Having a continuous Integration tool, a new shiny system version shipped to a production environment is only the start of what’s involved. DevOps is more of an organisational change, the company being the engine that needs to have all the parts and components running correctly – which needs to be maintained and inspected regularly to future proof for potential issues.
So, how can DevOps can help with this? How can we move towards something that will fit our needs and tackle problems in a better manner? I’ve provided a compact guide below:
* Define ops and development standards in your Organisation (if you haven’t already!) and follow them – apply KISS (Keep It Simple Stupid) principal and try not to re-invent the wheel. Be aware that complex solutions have longer learning curves and are harder to maintain.
* Follow best practices – if you have a problem you need to tackle, there is a high chance that someone has been faced with the problem already. Don’t be afraid to ask questions and gain from another people’s experience – whether in or outside of your Organisation.
* Don’t lock yourself to a specific stack/technology. There are no perfect solutions, but some are better in dealing with specific problems than others. Always try to seek alternatives.

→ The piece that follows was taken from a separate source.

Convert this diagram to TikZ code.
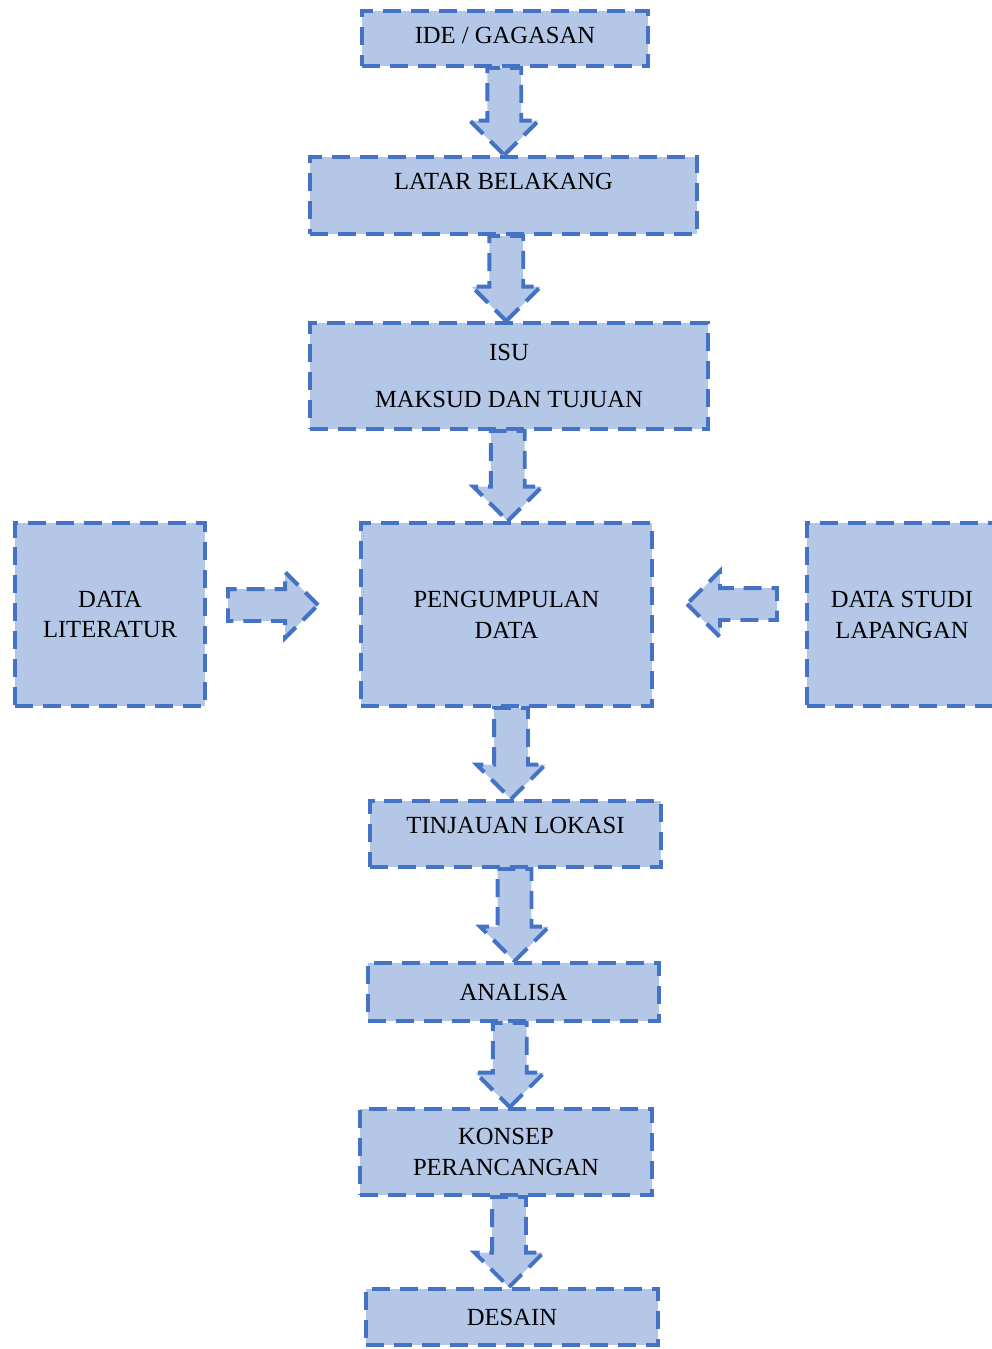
\documentclass[tikz,border=0pt]{standalone}
\usepackage{fontspec}
\setmainfont{Liberation Serif}
\usetikzlibrary{shapes.arrows,calc}
\definecolor{boxfill}{HTML}{B4C7E7}
\definecolor{boxline}{HTML}{4472C4}
\tikzset{
  dashline/.style={draw=boxline, line width=2.8pt, dash pattern=on 12.8pt off 7.1pt},
  box/.style={dashline, fill=boxfill, rectangle, align=center, inner sep=2pt,
    font=\fontsize{17.5}{22}\selectfont},
  downarrow/.style={dashline, fill=boxfill, single arrow, rotate=-90, anchor=tail,
    inner xsep=0pt, inner ysep=0.375cm, outer sep=0pt, single arrow head extend=0.4375cm},
  sidearrow/.style={dashline, fill=boxfill, single arrow, anchor=tail, inner xsep=0pt,
    inner ysep=0.35cm, outer sep=0pt, minimum height=2.25cm,
    single arrow head extend=0.425cm}
}
\begin{document}
\begin{tikzpicture}[x=0.025cm,y=-0.025cm]
  \useasboundingbox (0,0) rectangle (992,1349);
  \clip (0,0) rectangle (992,1349);
  % boxes
  \node[box, minimum width=7.15cm, minimum height=1.375cm, text height=12pt, text depth=5pt] (ide) at (505,38.5) {IDE / GAGASAN};
  \node[box, minimum width=9.675cm, minimum height=1.925cm, text height=12pt, text depth=20pt] (latar) at (503.5,195.5) {LATAR BELAKANG};
  \node[box, minimum width=9.95cm, minimum height=2.65cm] (isu) at (509,376) {ISU\\[12pt]MAKSUD DAN TUJUAN};
  \node[box, minimum width=7.275cm, minimum height=4.575cm] (kumpul) at (506.5,614.5) {PENGUMPULAN\\DATA};
  \node[box, minimum width=4.75cm, minimum height=4.575cm] (literatur) at (110,614.5) {DATA\\LITERATUR};
  \node[box, minimum width=4.75cm, minimum height=4.575cm] (lapangan) at (902,614.5) {DATA STUDI\\LAPANGAN};
  \node[box, minimum width=7.275cm, minimum height=1.65cm, text height=12pt, text depth=13pt] (tinjauan) at (515.5,834) {TINJAUAN LOKASI};
  \node[box, minimum width=7.275cm, minimum height=1.45cm] (analisa) at (513.5,992) {ANALISA};
  \node[box, minimum width=7.3cm, minimum height=2.15cm] (konsep) at (506,1152) {KONSEP\\PERANCANGAN};
  \node[box, minimum width=7.3cm, minimum height=1.4cm] (desain) at (512,1317) {DESAIN};
  % arrows down the middle
  \foreach \a/\b in {ide/latar,latar/isu,isu/kumpul,kumpul/tinjauan,tinjauan/analisa,analisa/konsep,konsep/desain}
    \path let \p1=($(\a.south)!.5!(\b.north)$), \p2=(\a.south), \p3=(\b.north),
      \n1={\y2-\y3} in
      node[downarrow, minimum height=\n1] (\a-\b) at (\x1,\y2) {};
  % side arrows
  \node[sidearrow] (literatur-kumpul) at ($(literatur.east)+(21,-9.5)$) {};
  \node[sidearrow, rotate=180] (lapangan-kumpul) at ($(lapangan.west)+(-28,-10.5)$) {};
\end{tikzpicture}
\end{document}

* Create a Technology radar for your Organisation that will help you track new technologies – in IT everything is changing fast so you need to plan ahead and be prepared for introducing changes.
* Try to automate any repeatable manual work – deployments, testing, daily checks – you name it. This will not only save a lot of time but also prevent any human error caused mistakes.
* In order for automation to work correctly, enforce standardised environments – all fixes and patches should be applied across DEV/QA/UAT/PROD.
* Is there an issue each time you request new environment? Adopt and implement Infrastructure as a Code using dedicated tools/platforms.
* Once you have automation in place – focus on reducing its error and failure rate – this will get you up to speed in no time.
* People are the true value of every IT Organisation. Be aware of that & trust them. Don’t micromanage your team as this leads to problems. Remember that good teams can be fully autonomous and can manage on their own.
* Try to balance team workloads and be aware that multitasking can do more harm than good. Apply WIP (Work in Progress) limits if necessary.
* Support people and teams during failures – everyone makes mistakes. The key is to learn from them and provide a means for these to not happen again.
* Create an on-boarding plan for new Employees – not everyone has the same knowledge level, but actions should be made to mitigate this.
“Having a continuous Integration tool, a new shiny system version shipped to a production environment is only the start of what’s involved. DevOps is more of an organisational change…“
* Move towards Agile methodologies – Waterfall is an enemy of DevOps and causes issues when applying some of its best practices.
* Increase Deployment frequency – if you only have Continuous Integration in place, try expanding it into Continuous Deployment and ultimately into Continuous Delivery
* Follow some deployment patterns that can be adopted to your Product:
* Define a standardised and transparent process to be followed by your Organisation – by default it should have as little overhead as possible and a quick turnaround.
* Define and follow a Release management process for provisioning your systems.
Monitoring and Alerts:
* Watch your system as they work in order to gain insights and prevent or predict possible failures/issues on either system or infrastructure level.
* Implement alert mechanism in order to mitigate issues before they occur.
What to do if your Production system is down or facing a serious issue?
* The key rule to most production issues is to mitigate first in order to provide continuous operations. ‘Proper’ fix can be applied a little bit later.
* All services need to be recovered based on impact. Look into what’s most critical first to get you up and running.
* It’s very important to record all evidence related to the issue (times, logs etc.) as this will be used for Root Caused Analysis later on.
* When facing issues, communication is key and needs to be timely sent and always transparent – do not try to hide anything.
* Don’t cause panic – communicate the issue only to the affected parties.
* Separate external and internal communication – customers usually won’t understand tech talk so the information provided to them needs to be clear and understandable. And consider ChatOps as a good solution to have one centralised place for internal communication.
* Have an ‘Incident Manager’ in place who will coordinate everything in a correct manner.
* It’s good to have some insight of your system in real time otherwise your support might get overwhelmed with questions like ‘When will it start working?’ so a dedicated health check/incident page would be useful here.
Now that we’ve identified the cause and restored initial functionality – what’s next?
Root Cause Analysis:
* Perform accurate Root Cause Analysis (RCA) – go through recorded timelines, think of lessons learned and a possible future improvement plan to ensure the issue does not happen again.
* Create a Post Mortem document that is clear and accessible to everyone.
* Review your Post Mortems to see if you are not falling into the same rabbit holes.
* It is very important that RCA and a Postmortem be done with a blameless approach – everyone can make mistakes and if you approach analysis with a witch hunt style, it’s likely to result with your team not sharing the important details they know which are crucial to the analysis.
* Create an improvement plan – this should be initiated from the Root Cause Analysis document.
* Track your improvement proposals so these get implemented properly – regardless if this is a process modification, monitoring improvement, code fix or Architectural change.
Great, what’s next?
So much to cover right? Do you have to do all of this from the start? No! Improve on what you have. Start small, fail often and learn from it, adopt, adjust, improve! Improve! Improve!